I worry that if we send them to schools that place more importance on test scores than on emotional growth, that they’ll grow into girls who feel pressure to conform.

I worry that if we stay put and send them to the school we love that we’ll go nuts with all the driving we have to do.

Like every time we’ve had to face the school issue I wish I had a magic wand I could wave to make a perfect solution appear.

A peanut butter alternative bans the lunch packing blues

standard November 12, 2010 8 responses

After my endless whining about the impossibility of packing C’s lunch every night I was thrown a bone. A massive, sticky, sweet bone.

At a school function the children were served sun butter and jelly sandwiches. By some unexplained miracle C bought my explanation that sunbutter is a special peanut butter that was safe for kids who are allergic to peanuts.

She didn’t try it that day and she made a face when I pulled out the jar I had optimistically bought. And then, nonchalantly, two days later, she asked me to pack her a sun butter and jelly sandwich for lunch.

I didn’t question her or hesitate. I grabbed the reusable sandwich wrapper that I’d bought on the off chance that she’d one day let me make her a cheese sandwich and got to work.

The wrapper came back empty and C asked for the same lunch the next day, and the next, and every day ever since. I’ve switched lunch packing duties to morning so the sandwich doesn’t get soggy, and miraculously it’s no longer the bane of my existence.

Who would have thought all it would take was some sunflower seeds.

Once again the bane of my days… packing lunch

standard October 25, 2010 8 responses

Every weekday eventing, and Sundays, it’s the exact same thing. 10pm rolls around and I start to get sleepy. I glance at my to do list and decide whether or not I can wrap up soon. And then, just as the thoughts of my bed are infiltrating every brain cell that’s still awake and functioning… I remember that I still have to pack C’s lunch.

I hate packing C’s lunch.

Let me preface the rest of this rant with the fact that I don’t just have to pack her a lunch, I also have to pack her a morning snack and an afternoon snack. Seriously, since when do kids need a morning snack? Whatever happened to Breakfast, Lunch, Snack, and Dinner?

Then let me explain that the school is peanut and treenut free and that C doesn’t eat sandwiches unless they’re filled with a delightful mixture of peanut butter and jelly.

In fact, the child doesn’t eat many things, so I end up packing three variations of cheese or yogurt and fruit or veggie, for the lunch portion I go all crazy like and throw in some sliced turkey.

The start of the school year was only a few weeks ago and I’m already bored to tears with my lunch packing options. I can only imagine how bored C is getting with eating the same thing day in and day out.

I tried switching it up, threw in some cheesy noodles in a thermos one day… they came home barely picked over. I try to add some edamame every few days, but more often than not that doesn’t get eaten either. The only thing she sometimes lets me get away with is when I get fancy with different flavors of squeezy apple sauces.

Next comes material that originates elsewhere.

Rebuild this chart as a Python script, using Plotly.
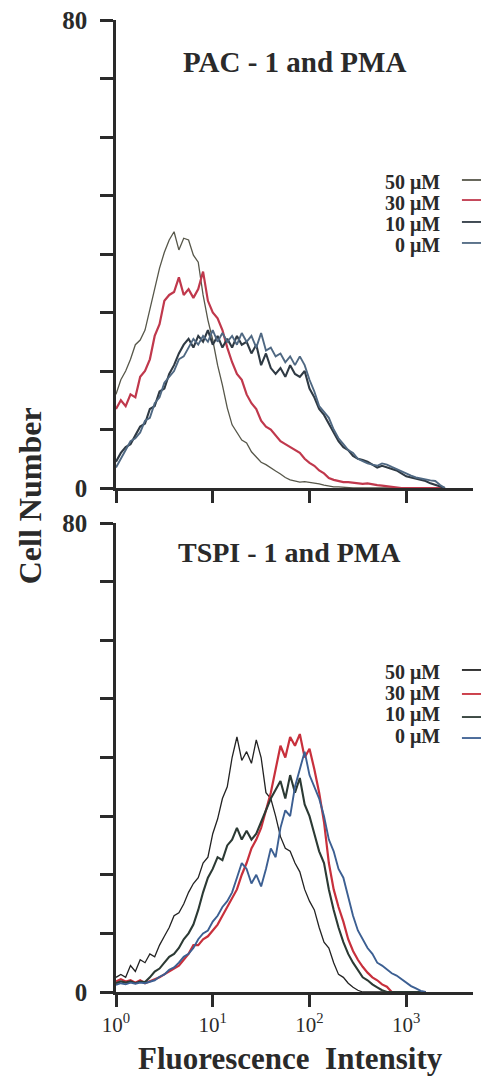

I know! I can barely contain my excitement either.Shoot me now.

I could maybe get behind the whole same-lunch-every-day thing if packing it wasn’t such a pain. Of course my eco-conscious brain had to open its big trap and freak out at the thought of 750 meals requiring multiple ziploc bags each. (3 bags per meal would equal over 2000 ziplocs getting thrown away every year. Eeeps!) So I went and bought some reusable containers… and some reusable ziploc type bags. And every night before I pack her lunch I have to wash everything, and dry everything.

The last time I was doing this much nightly dish washing, C was an infant and I was packing her lunch in breast milk bottles.

There is no magic solution to my lunch packing woes. C won’t overnight broaden her dietary horizons. The school’s peanut policy is never going to be lifted, nor are they going to be offering a hot lunch any time soon. And the bags and containers are never going to clean themselves.

I just want to know that when 11pm rolls around I’m not the only one in my kitchen hating the lunch packing life.